スマートフォンネイティブが見ている世界

ライブ配信だけで生活する「ライバー」まで登場--若者たちの「投げ銭」事情

 ライブ配信での「投げ銭」機能が話題だ。投げ銭とは、主にライブ配信の配信者などに換金できるアイテムなどを送ることを指す。コロナ禍で外出制限がかかった中でも収益源にできる可能性があるとして注目される機能だ。

 YouTube LIVEでの「スーパーチャット」、通称「スパチャ」が有名だが、それ以外にもInstagramやTikTokなどでもスタート。そのほか、SHOWROOMやふわっち、17Liveなどでも投げ銭機能は利用されている。

 中高大学生を対象としたテスティーラボの「ライブ配信アプリに関する調査」(2019年11月)によると、ライブ配信アプリを利用したことがある割合は中高大学生すべてで半数を超える。利用したことのあるライブ配信アプリは、YouTube LIVE、ツイキャス、LINE LIVEなどとなった。

 ライブ配信アプリの利用属性は、「配信者」は男性9.5%、女性4.4%だが、視聴も配信もしている「両方」が男性18.9%、女性16.8%と、合計すると配信する側となる割合は高めだ。配信理由の1位は「暇つぶし」だが、2位に「お小遣い稼ぎ」がランクインするなど、収益目的で配信することは広く浸透しているようだ。若者における「投げ銭」事情について見ていきたい。

ライブ配信で生活する「ライバー」も登場

 「もらった投げ銭の最高額は3000円。配信しただけでもらえたのでテンション上がりました。本当にお小遣い稼ぎになるんだと思った」と、ライブ配信でお小遣い稼ぎをしたことがあるという、ある大学生は語る。バイト代でそれだけ稼ぐのは大変なのに、おしゃべりしていただけでもらえたので嬉しかったという。「いつももらえるわけじゃないけど、家にいてしゃべっているだけで稼げる可能性があるのは嬉しい」

 VTuberの桐生ココさんが1.5億円以上のスーパーチャットを獲得し、2020年の年間ランキングで1位をとって話題となった。投げ銭だけで生活している「ライバー」と呼ばれる人たちもおり、収益を上げる人は増えている。

 では、投げ銭はどの程度利用されているのだろうか。コロナ禍でライブや演劇などのイベントなどが軒並み中止になり、プロスポーツの試合も無観客開催となった。収益減に苦しむエンタメ業界にとっては、投げ銭は新たな収益源となる可能性があり注目されている。好きなものが消えてしまうことを恐れ、支援したいと考えるユーザーも増えている状態だ。

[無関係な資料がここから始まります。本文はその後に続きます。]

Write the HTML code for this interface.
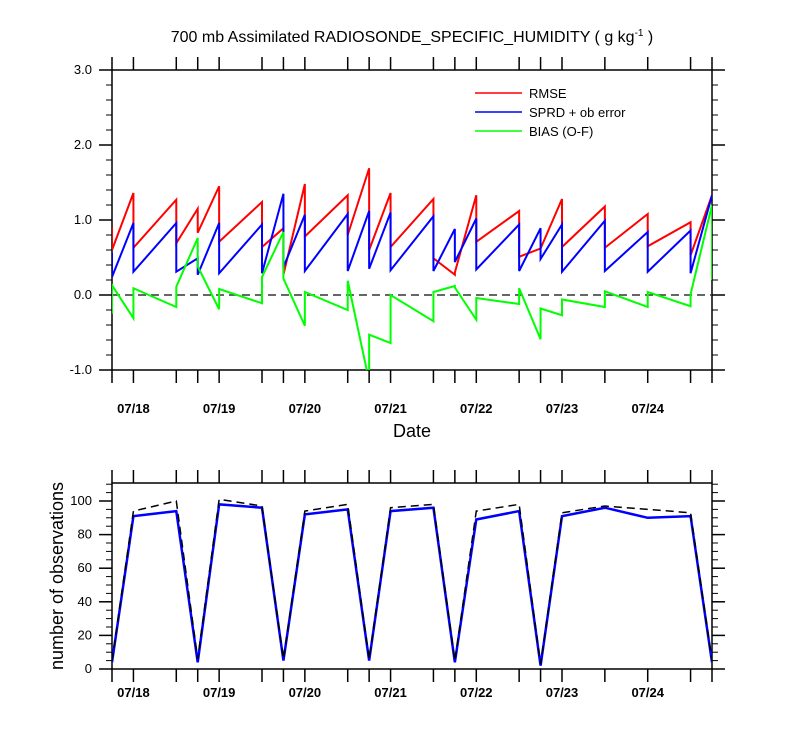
<!DOCTYPE html>
<html><head><meta charset="utf-8"><style>
body{margin:0;background:#fff}
svg text{font-family:"Liberation Sans",sans-serif}
</style></head><body>
<svg id="c" width="800" height="750" xmlns="http://www.w3.org/2000/svg">
<defs><clipPath id="clipTop"><rect x="112" y="70" width="600" height="300"/></clipPath>
<clipPath id="clipBot"><rect x="112" y="483" width="600" height="186"/></clipPath></defs>
<text x="412" y="42" text-anchor="middle" font-size="16">700 mb Assimilated RADIOSONDE_SPECIFIC_HUMIDITY ( g kg<tspan dy="-6" font-size="10">-1</tspan><tspan dy="6"> )</tspan></text>
<g id="topPanel"></g>
<g id="botPanel"></g>
<text x="412" y="437" text-anchor="middle" font-size="18">Date</text>
<text transform="translate(63,576) rotate(-90)" text-anchor="middle" font-size="18">number of observations</text>
<g>
<line x1="475" y1="93" x2="522" y2="93" stroke="#f00" stroke-width="1.6"/>
<text x="529" y="98" font-size="13">RMSE</text>
<line x1="475" y1="112" x2="522" y2="112" stroke="#00f" stroke-width="1.6"/>
<text x="529" y="117" font-size="13">SPRD + ob error</text>
<line x1="475" y1="131" x2="522" y2="131" stroke="#0f0" stroke-width="1.6"/>
<text x="529" y="136" font-size="13">BIAS (O-F)</text>
</g>
</svg>
<script>
// hours relative to 07/18 00Z
const times = [-6,0,12,18,24,36,42,48,60,66,72,84,90,96,108,114,120,132,144,156,162];
const rmseIn  = [0.91,1.36,1.27,1.15,1.45,1.24,0.89,1.48,1.33,1.69,1.36,1.28,0.27,1.33,1.12,0.62,1.28,1.18,1.08,0.97,1.33];
const rmseOut = [0.60,0.63,0.69,0.83,0.71,0.64,0.27,0.78,0.80,0.60,0.64,0.49,0.30,0.71,0.51,0.62,0.64,0.63,0.65,0.53,1.33];
const sprdIn  = [0.56,0.96,0.96,0.49,0.96,0.94,1.35,1.07,1.08,1.12,1.10,1.05,0.88,1.02,0.94,0.89,0.94,0.99,0.84,0.86,1.33];
const sprdOut = [0.24,0.31,0.31,0.27,0.29,0.29,0.37,0.32,0.32,0.35,0.33,0.32,0.44,0.34,0.32,0.48,0.31,0.32,0.31,0.29,1.33];
const biasIn  = [-0.25,-0.31,-0.16,0.76,-0.19,-0.11,0.84,-0.41,-0.20,-1.15,-0.64,-0.35,0.12,-0.33,-0.12,-0.59,-0.27,-0.16,-0.16,-0.15,1.20];
const biasOut = [0.13,0.09,0.11,0.38,0.08,0.24,0.22,0.04,0.19,-0.53,0.00,0.04,0.10,-0.04,0.09,-0.18,-0.06,0.05,0.04,0.01,0.20];
const obsUsed = [4,91,94,4,98,96,5,92,95,5,94,96,4,89,94,2,91,96,90,91,4];
const obsPossible = [5,94,100,6,101,97,6,94,98,6,96,98,5,94,98,3,93,97,95,93,5];
const dayLabels = ["07/18","07/19","07/20","07/21","07/22","07/23","07/24"];
const topTicks = [-1,0,1,2,3];
const botTicks = [0,20,40,60,80,100];

const NS="http://www.w3.org/2000/svg";
const X0=112,X1=712,T0=-6,T1=162;
const xs=t=>X0+(t-T0)/(T1-T0)*(X1-X0);
const yTop=v=>295-v*75;
const yBot=v=>669-v*1.68;
function mk(tag,attrs,parent){const e=document.createElementNS(NS,tag);for(const k in attrs)e.setAttribute(k,attrs[k]);parent.appendChild(e);return e;}
const topG=document.getElementById('topPanel'),botG=document.getElementById('botPanel');

function frame(g,yt,yb,yfun,maj,minStep,minMax,minMin,fmt,lblY,pre){
  const r=mk('rect',{x:X0,y:yt,width:X1-X0,height:yb-yt,fill:'none',stroke:'#000','stroke-width':1.5},g);
  
  
  times.forEach(t=>{
    const x=xs(t);
    const a=mk('line',{x1:x,y1:yt,x2:x,y2:yt-13,stroke:'#000','stroke-width':1.5},g);
    
    
    const b=mk('line',{x1:x,y1:yb,x2:x,y2:yb+13,stroke:'#000','stroke-width':1.5},g);
    
    
  });
  dayLabels.forEach((d,i)=>{
    const t=mk('text',{x:xs(i*24),y:lblY,'text-anchor':'middle','font-size':13,'font-weight':'bold'},g);
    t.textContent=d;
    
    
  });
  for(let v=minMin;v<=minMax+1e-9;v+=minStep){
    const y=yfun(v);
    [[X0,X0-6],[X1,X1+6]].forEach(([a,b])=>{
      const l=mk('line',{x1:a,y1:y,x2:b,y2:y,stroke:'#000','stroke-width':1},g);
      
      
    });
  }
  maj.forEach(v=>{
    const y=yfun(v);
    [[X0,X0-13],[X1,X1+13]].forEach(([a,b])=>{
      const l=mk('line',{x1:a,y1:y,x2:b,y2:y,stroke:'#000','stroke-width':1.5},g);
      
      
    });
    const t=mk('text',{x:92,y:y+4,'text-anchor':'end','font-size':13},g);
    t.textContent=fmt(v);
    
    
  });
}
frame(topG,70,370,yTop,topTicks,0.2,3,-1,v=>v.toFixed(1),413,'top');
frame(botG,483,669,yBot,botTicks,5,110,0,v=>String(v),697,'bottom');

const z=mk('line',{x1:X0,y1:yTop(0),x2:X1,y2:yTop(0),stroke:'#333','stroke-width':1.5,'stroke-dasharray':'8,5'},topG);



function saw(inA,outA){let p=[];times.forEach((t,i)=>{p.push(xs(t)+','+yTop(inA[i]));p.push(xs(t)+','+yTop(outA[i]));});return p.join(' ');}
const gT=mk('g',{'clip-path':'url(#clipTop)'},topG);
const s1=mk('polyline',{points:saw(rmseIn,rmseOut),fill:'none',stroke:'#f00','stroke-width':2},gT);


const s2=mk('polyline',{points:saw(sprdIn,sprdOut),fill:'none',stroke:'#00f','stroke-width':2},gT);


const s3=mk('polyline',{points:saw(biasIn,biasOut),fill:'none',stroke:'#0f0','stroke-width':2},gT);



const gB=mk('g',{'clip-path':'url(#clipBot)'},botG);
const b1=mk('polyline',{points:times.map((t,i)=>xs(t)+','+yBot(obsUsed[i])).join(' '),fill:'none',stroke:'#00f','stroke-width':2.5},gB);


const b2=mk('polyline',{points:times.map((t,i)=>xs(t)+','+yBot(obsPossible[i])).join(' '),fill:'none',stroke:'#000','stroke-width':1.5,'stroke-dasharray':'8,5'},gB);


</script>
</body></html>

 ネットプロテクションズの「コロナ禍におけるエンタメイベントのマネタイズ方法に関する調査結果」(2021年5月)によると、オンラインイベントでの投げ銭経験を聞いたところ、投げ銭経験があるのは11.2%であり、そのうちファン層に限るとその4倍の40.6%が投げ銭をしたことがあると回答。

 1コンテンツあたりの平均投げ銭金額をみると、3000円以上の投げ銭をする人は全体では2.8%だったが、ファン層の場合は14%と7倍もの差がついた。推しに対しては投げ銭をし、金額も高くなる傾向にあるのだ。

 コンサートライブやファンミーティングなどエンタメ系イベントのコンテンツ種別ごとにファン層における支払い方法を意識調査したところ、投げ銭支持率が25.1%と比較的高いのはオンラインでのライブチャットのみとなった。つまり、ライブ配信でのコミュニケーションによって支払いたい気持ちになる人が多いことがわかる。

 大学の講義の最中、128名の受講生を対象にアンケートを取ったところ、投げ銭機能を使ったことがあるのは全体の9%いた。500円以内が3%、1000円以内が2%、1000円以上も4%いた。10代において投げ銭がある程度利用されていることは間違いないようだ。